Fermat's little theorem states that if $~p~$ is a prime number then for any integer $~a~$ the number $~a^p - a~$ is divisible by $~p~$.
What if one fixes the exponent $~n~$ and tries to find all $~m~$ such that for any integer $~a~$ the number $~a^n - a~$ is divisible by $~m~$? Is it true that there is at least one such $~m~$? Is the set of all such $~m~$ finite? Do you have any ideas how we can find them all?
I'm not sure that this questions have any reasonable mathematical importance - rather it's just my own curiosity. Thanks in advance for any ideas.
Given $n>1$ we must find all the possible values of $m$ for which $a^{n}\equiv a \bmod m$ for all $a$, call this set $M$.
It is clear that if $m\in M$ then $m$ is square-free.
The Chinese remainder theorem ensures that the distinct primes $p_1,p_2\dots p_n$ are all in $M$ if and only if $p_1p_2\dots p_n$ is in $M$.

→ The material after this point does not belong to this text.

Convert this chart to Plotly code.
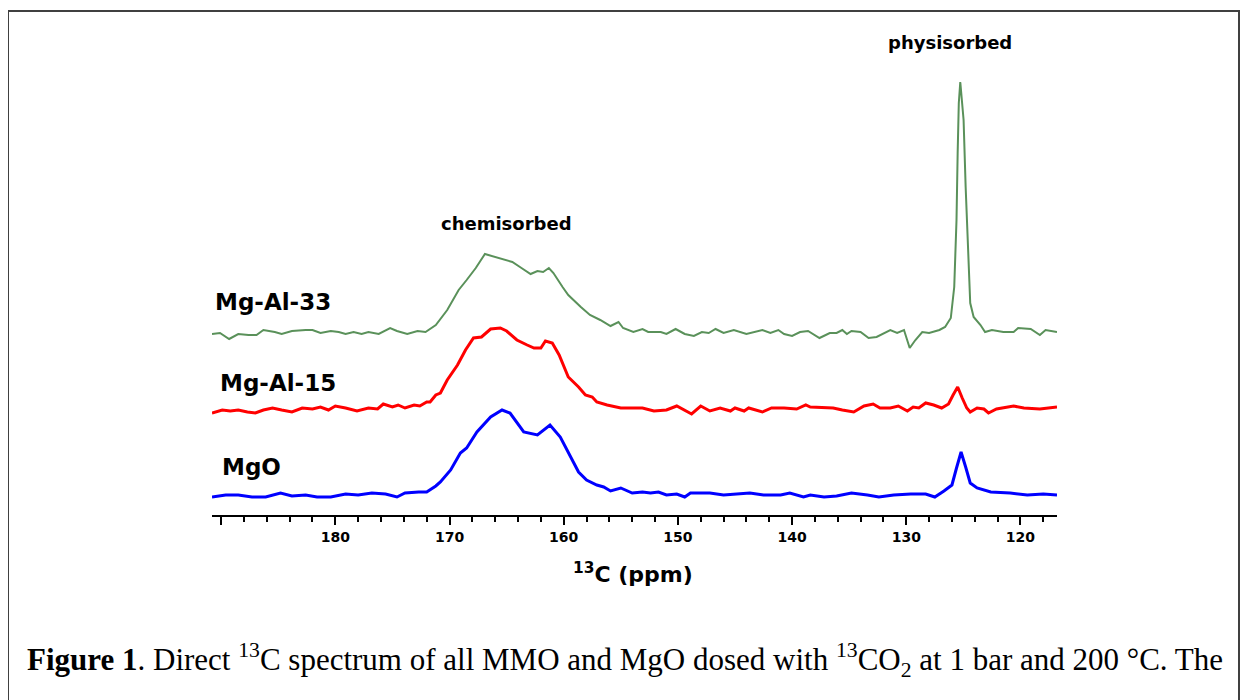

Therefore, to characterize $M$ it suffices to find all primes $p$ so that $a^n\equiv a \bmod p$ for all $a$, this is equivalent to finding all the primes $p$ so that $a^{n-1}\equiv 1 \bmod p$ for all $a$ which are not a multiples of $p$.
Since the multiplicative group of $\mathbb Z_p$ is cyclic these are exactly the prime numbers for which $p-1$ divides $n-1$.
So $m$ is in $M$ if and only if $m$ is square-free and every prime divisor $p$ of $m$ satisfies $p-1|n-1$.